Thousands of football fans in Burkina Faso have celebrated their team's win over Tunisia to advance to the semifinals. The victory offers "a little love of life," allowing the country to briefly forget its concerns.
Jubilant crowds paraded through Burkina Faso's capital, Ouagadougou, blowing into vuvuzelas after the Burkinabe Stallions edged out Tunisia in a 1-0 victory on Saturday to advance to the semifinals of the Africa Cup of Nations (AFCON).
Many see Burkina Faso's upset win against Tunisia as offering respite and lightening the mood a week after a military coup ousted democratically elected President Roch Marc Christian Kabore.

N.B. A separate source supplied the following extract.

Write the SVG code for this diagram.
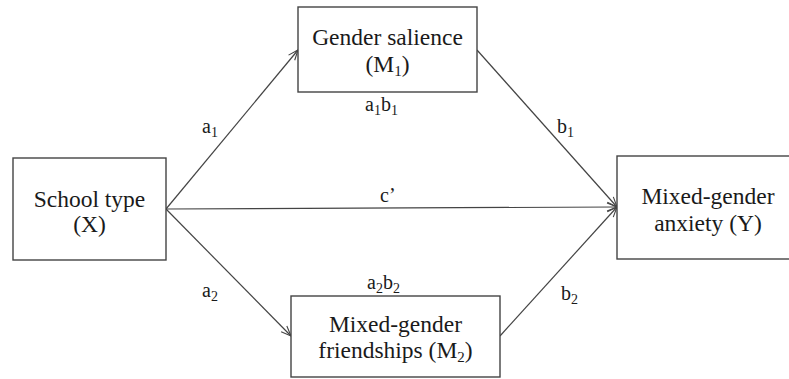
<svg xmlns="http://www.w3.org/2000/svg" width="789" height="379" viewBox="0 0 789 379">
<defs>
<style>
.box{fill:#fff;stroke:#444;stroke-width:1.4}
.nt{font-family:'Liberation Serif','Times New Roman',serif;font-size:23.5px;fill:#1a1a1a;text-anchor:middle}
.lb{font-family:'Liberation Serif','Times New Roman',serif;font-size:20px;fill:#1a1a1a}
.sub{font-size:14px}
.edge{stroke:#444;stroke-width:1.2;fill:none;marker-end:url(#arr)}
</style>
<marker id="arr" viewBox="0 0 12 10" refX="11" refY="5" markerWidth="12" markerHeight="10" markerUnits="userSpaceOnUse" orient="auto">
<path d="M1,1 L11,5 L1,9" fill="none" stroke="#444" stroke-width="1.1"/>
</marker>
</defs>
<rect width="789" height="379" fill="#fff"/>
<g id="connectors">
<line class="edge" x1="166" y1="209" x2="298" y2="50"/>
<line class="edge" x1="166" y1="209" x2="617" y2="207"/>
<line class="edge" x1="166" y1="209" x2="291" y2="336"/>
<line class="edge" x1="477" y1="50" x2="617" y2="207"/>
<line class="edge" x1="500" y1="336" x2="617" y2="207"/>
<text class="lb" x="202" y="133">a<tspan class="sub" dy="4">1</tspan></text>
<text class="lb" x="202" y="297">a<tspan class="sub" dy="4">2</tspan></text>
<text class="lb" x="365" y="111">a<tspan class="sub" dy="4">1</tspan><tspan dy="-4">b</tspan><tspan class="sub" dy="4">1</tspan></text>
<text class="lb" x="367" y="289">a<tspan class="sub" dy="4">2</tspan><tspan dy="-4">b</tspan><tspan class="sub" dy="4">2</tspan></text>
<text class="lb" x="557" y="133">b<tspan class="sub" dy="4">1</tspan></text>
<text class="lb" x="561" y="300">b<tspan class="sub" dy="4">2</tspan></text>
<text class="lb" x="380" y="202">c’</text>
</g>
<g id="X">
<rect class="box" x="13" y="158" width="153" height="102"/>
<text class="nt" x="89.5" y="207">School type</text>
<text class="nt" x="89.5" y="232">(X)</text>
</g>
<g id="M1">
<rect class="box" x="298" y="7" width="179" height="85"/>
<text class="nt" x="387.5" y="45">Gender salience</text>
<text class="nt" x="387.5" y="72">(M<tspan font-size="15" dy="4">1</tspan><tspan dy="-4">)</tspan></text>
</g>
<g id="M2">
<rect class="box" x="291" y="296" width="209" height="81"/>
<text class="nt" x="395.5" y="332">Mixed-gender</text>
<text class="nt" x="395.5" y="358">friendships (M<tspan font-size="15" dy="4">2</tspan><tspan dy="-4">)</tspan></text>
</g>
<g id="Y">
<rect class="box" x="617" y="156" width="182" height="103"/>
<text class="nt" x="708" y="204">Mixed-gender</text>
<text class="nt" x="708" y="231">anxiety (Y)</text>
</g>
</svg>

The junta has blamed President Kabore for failing to deal effectively with a violent Islamic insurgency.
The only goal of the game was provided by Dango Ouattara before half time.
Stallions coach Kamou Malo told reporters that he was "very emotional" and would "dedicate this win to our people who are being tested by current events."
"The Burkinabe people will always stand up, just like the team. We put in the time today and we want to go all the way in this competition," said Malo.
"I am a novice. It's my first Africa Cup of Nations and I find myself in the semifinals. And I am very happy, but this happiness I don't live it alone because this is a group."
Burkina Faso will face West African football giant Senegal in the first semifinal game on February 2.
The Stallions have never won the continental title, but managed to reach the final in 2013.
Ahead of the match on Saturday, the team received a phone call from the new military leader, Lieutenant Colonel Paul Henri Sandaogo Damiba, who offered his support and "encouragement," Malo said.
Damiba: 'The main priority remains security'
Midfielder Adama Guira told the AFP news agency that despite the situation in his country, people were following the team and had faith in the players.
"It lifts our spirits," AFP quoted Guira as saying.
Burkina Faso soccer fan Zakaria Bouda also believes the Stallions' win will for allow for some "reconciliation" in his country.
In the capital, the party continued all night despite a midnight curfew imposed by the military junta.
"Tonight there's no curfew," said Burkinabe Stallions fan Arsene Kabore. "Even the soldiers are celebrating."
"After everything we've been through, football is allowing us to get back a little love of life," Kabore told AFP.